• _INSTRUCTIONS TO FOLLOW_
Quote word for word the lines below, beginning with the first and ending with the one that has "var aselFitBlack = [[40, 42.2], [80, 79.5]];". Drop the pictures.
** Begin **
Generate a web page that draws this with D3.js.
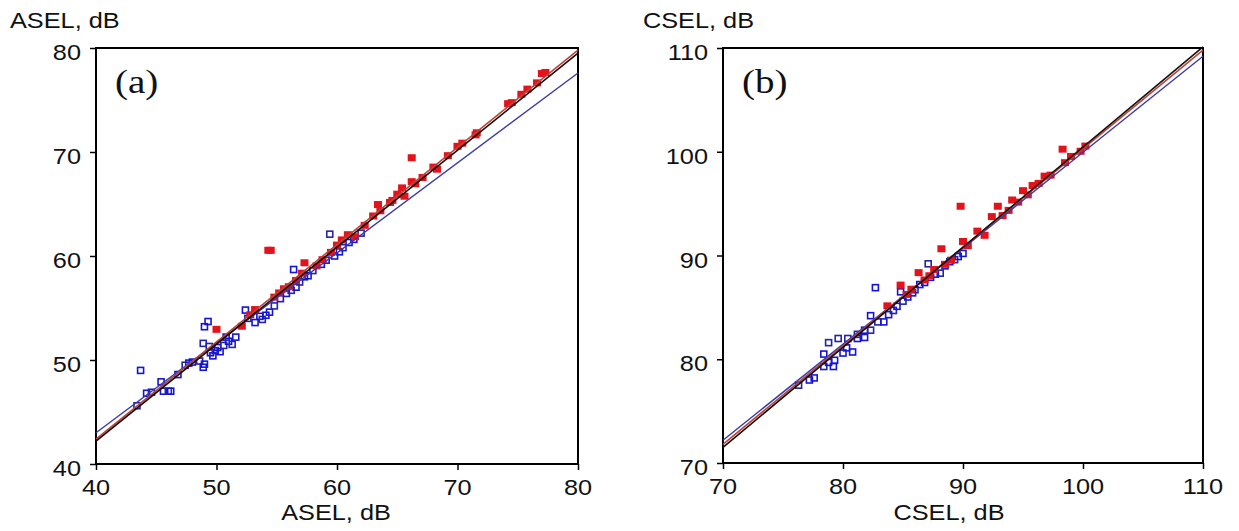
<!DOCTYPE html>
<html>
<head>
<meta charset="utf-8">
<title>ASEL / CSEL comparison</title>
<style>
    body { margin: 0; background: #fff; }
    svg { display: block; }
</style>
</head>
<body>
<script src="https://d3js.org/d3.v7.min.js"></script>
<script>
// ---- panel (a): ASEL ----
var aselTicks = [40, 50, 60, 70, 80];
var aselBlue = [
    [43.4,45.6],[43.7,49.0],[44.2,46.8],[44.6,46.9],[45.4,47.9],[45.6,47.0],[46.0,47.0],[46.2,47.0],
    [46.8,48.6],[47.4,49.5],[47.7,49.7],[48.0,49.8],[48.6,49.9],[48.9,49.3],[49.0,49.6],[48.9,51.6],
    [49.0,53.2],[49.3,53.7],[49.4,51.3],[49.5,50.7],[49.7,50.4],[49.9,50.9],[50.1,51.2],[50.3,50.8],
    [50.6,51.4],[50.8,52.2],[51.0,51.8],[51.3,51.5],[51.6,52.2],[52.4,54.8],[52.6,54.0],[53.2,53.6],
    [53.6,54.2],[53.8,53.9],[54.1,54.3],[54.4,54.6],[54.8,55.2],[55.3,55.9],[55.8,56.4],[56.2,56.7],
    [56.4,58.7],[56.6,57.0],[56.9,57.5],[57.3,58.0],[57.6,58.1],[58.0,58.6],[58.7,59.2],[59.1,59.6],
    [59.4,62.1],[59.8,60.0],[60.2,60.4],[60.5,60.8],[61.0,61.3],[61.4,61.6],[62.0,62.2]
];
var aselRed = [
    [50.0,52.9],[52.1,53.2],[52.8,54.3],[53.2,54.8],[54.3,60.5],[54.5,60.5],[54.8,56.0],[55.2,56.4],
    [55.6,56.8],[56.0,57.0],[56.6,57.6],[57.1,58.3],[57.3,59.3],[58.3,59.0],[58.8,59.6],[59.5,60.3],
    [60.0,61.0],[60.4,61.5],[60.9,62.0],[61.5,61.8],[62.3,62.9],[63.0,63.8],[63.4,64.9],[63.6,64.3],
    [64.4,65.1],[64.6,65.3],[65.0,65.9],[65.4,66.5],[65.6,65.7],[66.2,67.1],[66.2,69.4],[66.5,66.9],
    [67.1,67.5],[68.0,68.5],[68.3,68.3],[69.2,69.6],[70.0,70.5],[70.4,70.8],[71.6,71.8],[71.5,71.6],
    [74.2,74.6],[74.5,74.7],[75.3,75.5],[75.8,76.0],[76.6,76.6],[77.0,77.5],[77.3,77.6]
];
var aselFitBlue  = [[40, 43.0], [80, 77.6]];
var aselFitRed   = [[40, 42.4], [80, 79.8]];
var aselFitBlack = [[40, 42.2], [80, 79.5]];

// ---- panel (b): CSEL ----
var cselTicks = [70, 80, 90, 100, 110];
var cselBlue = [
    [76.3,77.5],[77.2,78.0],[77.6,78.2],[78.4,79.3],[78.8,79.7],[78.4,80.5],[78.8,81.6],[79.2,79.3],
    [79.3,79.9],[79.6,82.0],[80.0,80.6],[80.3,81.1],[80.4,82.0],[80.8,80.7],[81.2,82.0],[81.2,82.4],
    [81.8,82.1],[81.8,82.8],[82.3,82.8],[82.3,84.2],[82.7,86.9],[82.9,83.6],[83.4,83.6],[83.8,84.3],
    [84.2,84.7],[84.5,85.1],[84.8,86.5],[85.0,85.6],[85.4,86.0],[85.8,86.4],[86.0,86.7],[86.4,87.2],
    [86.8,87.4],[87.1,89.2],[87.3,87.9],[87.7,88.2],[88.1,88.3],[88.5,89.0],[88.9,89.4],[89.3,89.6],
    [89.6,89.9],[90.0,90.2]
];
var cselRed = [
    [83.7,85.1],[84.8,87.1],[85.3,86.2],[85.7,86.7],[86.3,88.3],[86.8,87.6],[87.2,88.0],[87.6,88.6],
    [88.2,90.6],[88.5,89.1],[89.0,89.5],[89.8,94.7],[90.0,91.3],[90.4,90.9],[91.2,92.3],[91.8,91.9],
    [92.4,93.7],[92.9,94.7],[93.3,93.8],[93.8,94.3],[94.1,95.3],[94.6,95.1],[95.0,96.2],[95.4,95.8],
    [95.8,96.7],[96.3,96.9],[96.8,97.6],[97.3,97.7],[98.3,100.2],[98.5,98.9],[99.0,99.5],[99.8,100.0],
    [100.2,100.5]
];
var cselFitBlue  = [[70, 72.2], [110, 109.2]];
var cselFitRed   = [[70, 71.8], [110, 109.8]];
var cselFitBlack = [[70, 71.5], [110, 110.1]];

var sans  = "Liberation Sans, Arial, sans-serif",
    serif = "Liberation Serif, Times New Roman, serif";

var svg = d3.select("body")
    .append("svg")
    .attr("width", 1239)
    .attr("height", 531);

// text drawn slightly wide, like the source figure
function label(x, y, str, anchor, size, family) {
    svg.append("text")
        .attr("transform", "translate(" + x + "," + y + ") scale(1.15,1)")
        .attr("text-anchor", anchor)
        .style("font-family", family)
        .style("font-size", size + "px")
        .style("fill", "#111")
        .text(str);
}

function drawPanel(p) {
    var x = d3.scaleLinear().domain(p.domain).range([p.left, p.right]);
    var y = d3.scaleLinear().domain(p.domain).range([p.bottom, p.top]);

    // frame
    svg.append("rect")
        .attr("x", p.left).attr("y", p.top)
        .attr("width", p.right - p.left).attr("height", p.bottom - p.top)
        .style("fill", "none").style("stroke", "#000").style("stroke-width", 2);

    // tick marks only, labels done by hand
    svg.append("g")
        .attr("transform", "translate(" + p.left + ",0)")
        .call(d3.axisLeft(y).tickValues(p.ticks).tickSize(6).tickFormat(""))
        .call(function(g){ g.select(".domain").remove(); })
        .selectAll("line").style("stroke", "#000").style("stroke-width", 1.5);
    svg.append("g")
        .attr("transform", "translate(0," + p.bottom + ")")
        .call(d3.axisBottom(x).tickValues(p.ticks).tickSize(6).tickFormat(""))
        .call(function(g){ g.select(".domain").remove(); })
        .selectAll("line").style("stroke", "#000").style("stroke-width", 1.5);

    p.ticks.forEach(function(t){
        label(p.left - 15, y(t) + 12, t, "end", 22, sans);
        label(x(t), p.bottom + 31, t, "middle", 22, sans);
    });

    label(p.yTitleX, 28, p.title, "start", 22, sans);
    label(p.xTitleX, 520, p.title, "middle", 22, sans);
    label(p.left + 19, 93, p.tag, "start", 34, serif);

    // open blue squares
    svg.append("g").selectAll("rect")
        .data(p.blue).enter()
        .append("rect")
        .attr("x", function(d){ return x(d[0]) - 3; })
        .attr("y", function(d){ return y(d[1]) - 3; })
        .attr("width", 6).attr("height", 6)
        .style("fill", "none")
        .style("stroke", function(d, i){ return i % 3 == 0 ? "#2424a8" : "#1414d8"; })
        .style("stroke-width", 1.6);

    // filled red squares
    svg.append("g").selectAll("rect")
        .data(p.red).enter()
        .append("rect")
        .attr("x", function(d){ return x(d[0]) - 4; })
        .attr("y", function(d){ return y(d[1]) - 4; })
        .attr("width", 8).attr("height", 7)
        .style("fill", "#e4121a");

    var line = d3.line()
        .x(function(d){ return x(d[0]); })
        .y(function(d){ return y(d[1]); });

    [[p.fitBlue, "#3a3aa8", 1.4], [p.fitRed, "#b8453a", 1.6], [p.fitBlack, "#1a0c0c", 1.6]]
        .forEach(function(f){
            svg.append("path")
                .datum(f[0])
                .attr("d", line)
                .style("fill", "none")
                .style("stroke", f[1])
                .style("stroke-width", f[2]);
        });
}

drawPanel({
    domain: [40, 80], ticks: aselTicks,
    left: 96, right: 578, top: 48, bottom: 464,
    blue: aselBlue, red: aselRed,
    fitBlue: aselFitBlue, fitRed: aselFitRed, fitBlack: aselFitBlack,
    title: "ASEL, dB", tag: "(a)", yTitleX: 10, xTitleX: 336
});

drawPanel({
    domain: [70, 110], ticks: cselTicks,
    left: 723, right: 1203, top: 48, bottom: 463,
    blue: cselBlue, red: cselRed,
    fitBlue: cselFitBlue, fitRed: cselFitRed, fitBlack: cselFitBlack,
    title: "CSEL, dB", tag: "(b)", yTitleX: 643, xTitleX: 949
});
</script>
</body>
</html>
** End **
• _ANSWER FOR THE TASK_
Generate a web page that draws this with D3.js.
<!DOCTYPE html>
<html>
<head>
<meta charset="utf-8">
<title>ASEL / CSEL comparison</title>
<style>
    body { margin: 0; background: #fff; }
    svg { display: block; }
</style>
</head>
<body>
<script src="https://d3js.org/d3.v7.min.js"></script>
<script>
// ---- panel (a): ASEL ----
var aselTicks = [40, 50, 60, 70, 80];
var aselBlue = [
    [43.4,45.6],[43.7,49.0],[44.2,46.8],[44.6,46.9],[45.4,47.9],[45.6,47.0],[46.0,47.0],[46.2,47.0],
    [46.8,48.6],[47.4,49.5],[47.7,49.7],[48.0,49.8],[48.6,49.9],[48.9,49.3],[49.0,49.6],[48.9,51.6],
    [49.0,53.2],[49.3,53.7],[49.4,51.3],[49.5,50.7],[49.7,50.4],[49.9,50.9],[50.1,51.2],[50.3,50.8],
    [50.6,51.4],[50.8,52.2],[51.0,51.8],[51.3,51.5],[51.6,52.2],[52.4,54.8],[52.6,54.0],[53.2,53.6],
    [53.6,54.2],[53.8,53.9],[54.1,54.3],[54.4,54.6],[54.8,55.2],[55.3,55.9],[55.8,56.4],[56.2,56.7],
    [56.4,58.7],[56.6,57.0],[56.9,57.5],[57.3,58.0],[57.6,58.1],[58.0,58.6],[58.7,59.2],[59.1,59.6],
    [59.4,62.1],[59.8,60.0],[60.2,60.4],[60.5,60.8],[61.0,61.3],[61.4,61.6],[62.0,62.2]
];
var aselRed = [
    [50.0,52.9],[52.1,53.2],[52.8,54.3],[53.2,54.8],[54.3,60.5],[54.5,60.5],[54.8,56.0],[55.2,56.4],
    [55.6,56.8],[56.0,57.0],[56.6,57.6],[57.1,58.3],[57.3,59.3],[58.3,59.0],[58.8,59.6],[59.5,60.3],
    [60.0,61.0],[60.4,61.5],[60.9,62.0],[61.5,61.8],[62.3,62.9],[63.0,63.8],[63.4,64.9],[63.6,64.3],
    [64.4,65.1],[64.6,65.3],[65.0,65.9],[65.4,66.5],[65.6,65.7],[66.2,67.1],[66.2,69.4],[66.5,66.9],
    [67.1,67.5],[68.0,68.5],[68.3,68.3],[69.2,69.6],[70.0,70.5],[70.4,70.8],[71.6,71.8],[71.5,71.6],
    [74.2,74.6],[74.5,74.7],[75.3,75.5],[75.8,76.0],[76.6,76.6],[77.0,77.5],[77.3,77.6]
];
var aselFitBlue  = [[40, 43.0], [80, 77.6]];
var aselFitRed   = [[40, 42.4], [80, 79.8]];
var aselFitBlack = [[40, 42.2], [80, 79.5]];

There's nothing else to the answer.